Facing an unprecedented job crunch at home, many young South Koreans are signing up for government-sponsored programs designed to find overseas positions for a growing number of jobless college graduates in Asia’s fourth-largest economy.
State-run programs, such as K-move, rolled out to connect young South Koreans to “quality jobs” in 70 countries, last year found overseas jobs for 5,783 graduates, more than triple the number in 2013, its first year.
Almost one-third went to Japan, which is undergoing a historic labor shortage with unemployment at a 26-year low, while one-quarter went to the US, where the jobless rate last month dropped to the lowest in nearly a half century.
There are no strings attached. Unlike similar programs in places such as Singapore that come with an obligation to return and work for the government for up to six years, attendees of South Korea’s programs are neither required to return, nor work for the state.
“Brain drain isn’t the government’s immediate worry. Rather, it’s more urgent to prevent them from sliding into poverty” even if it means pushing them abroad, Asian Development Bank Institute deputy dean Kim Chul-ju said.
Last year, South Korea generated the smallest number of jobs since the global financial crisis, only 97,000.
Nearly one in five young South Koreans was out of work as of 2013, higher than the average 16 percent among the member countries of the Organisation for Economic Co-operation and Development (OECD).
In March, one in every four South Korean in the 15-to-29 age group was not employed either by choice or due to the lack of jobs, government data showed.
‘CHAEBOL’ EFFECT
While India and other countries face similar challenges in creating jobs for skilled labor, the dominance of family-run conglomerates known as chaebol makes South Korea uniquely vulnerable.
The top 10 conglomerates, including world-class brands such as Samsung Electronics Co and Hyundai Motor Co, make up half of South Korea’s total market capitalization.

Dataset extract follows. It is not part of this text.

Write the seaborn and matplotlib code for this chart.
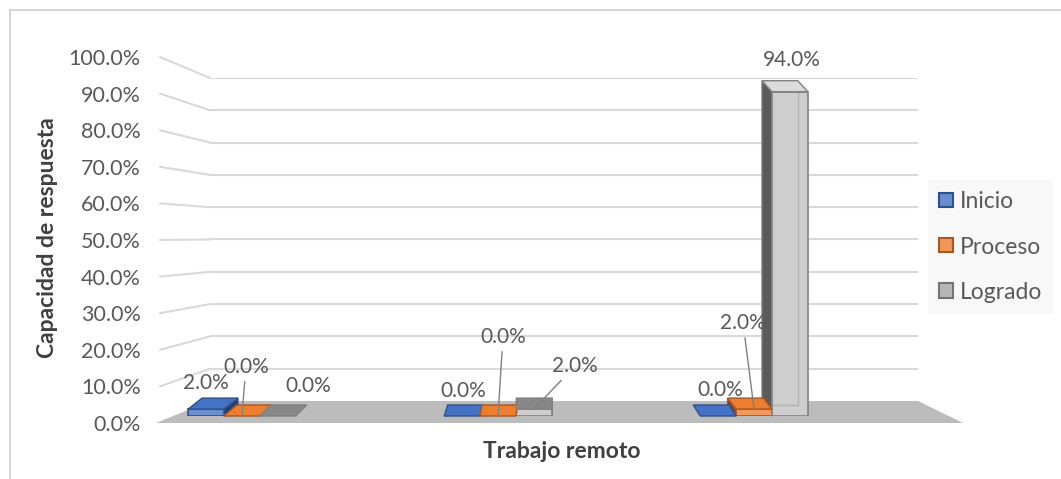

However, only 13 percent of the country’s workforce is employed by firms with more than 250 employees, the second-lowest after Greece in the OECD and far below the 47 percent in Japan.
“The big companies have mastered a business model to survive without boosting hiring” as labor costs rise and firing legacy workers remains difficult, said Kim So-young, an economics professor at Seoul National University.
Yet while increasing numbers of college graduates are moving overseas for work, South Korea is bringing in more foreigners to solve another labor problem — an acute shortage of blue-collar workers.
Even amid a glut of overeducated and underemployed graduates, most refuse to “get their hands dirty,” said Lim Chae-wook, who manages a factory making cable trays that employs 90 people in Ansan, southwest of Seoul.
“Locals simply don’t want this job because they think its degrading, so we’re forced to hire a lot of foreign workers,” Lim said, pointing to nearly two dozen workers from the Philippines, Vietnam and China working in safety masks behind welding machines.
For those who escaped South Korea’s tough job market, not all has been rosy.
Several people who found overseas jobs with government help have said that they ended up taking menial work, such as dishwashing in Taiwan and meat processing in rural Australia, or were misinformed about pay and conditions.
Lee Sun-hyung, a 30-year old athletics major, used K-move to go to Sydney to work as a swim coach in 2017, but earned less than A$600 (US$419) a month, one-third what her government handlers told her in Seoul.
“It wasn’t what I had hoped for. I could not even afford to pay rent,” said Lee, who ended up cleaning windows at a fashion store part-time before she returned home broke less than a year later.
Still, the grim job market at home is driving more South Koreans to the program every year.
BUDGET INCREASE
The government has also increased the program’s budget — from 57.4 billion won (US$48.9 million) in 2015 to 76.8 billion won last year — to support rising demand, data provided by South Korean lawmaker Kim Jung-hoon showed.
“The government isn’t scaling up this project to the extent we would worry about brain drain,” said Huh Chang, head of the Development Finance Bureau at the South Korean Ministry of Finance, which comanages state-run vocational training programs with the South Korean Ministry of Labor.
Rather, the focus is on meeting growing demand for overseas experience given so many graduates are outside the workforce, Huh said.
A hopeful scenario would be for the economy to one day make use of the resources these graduates bring home as experienced returnees, Huh said.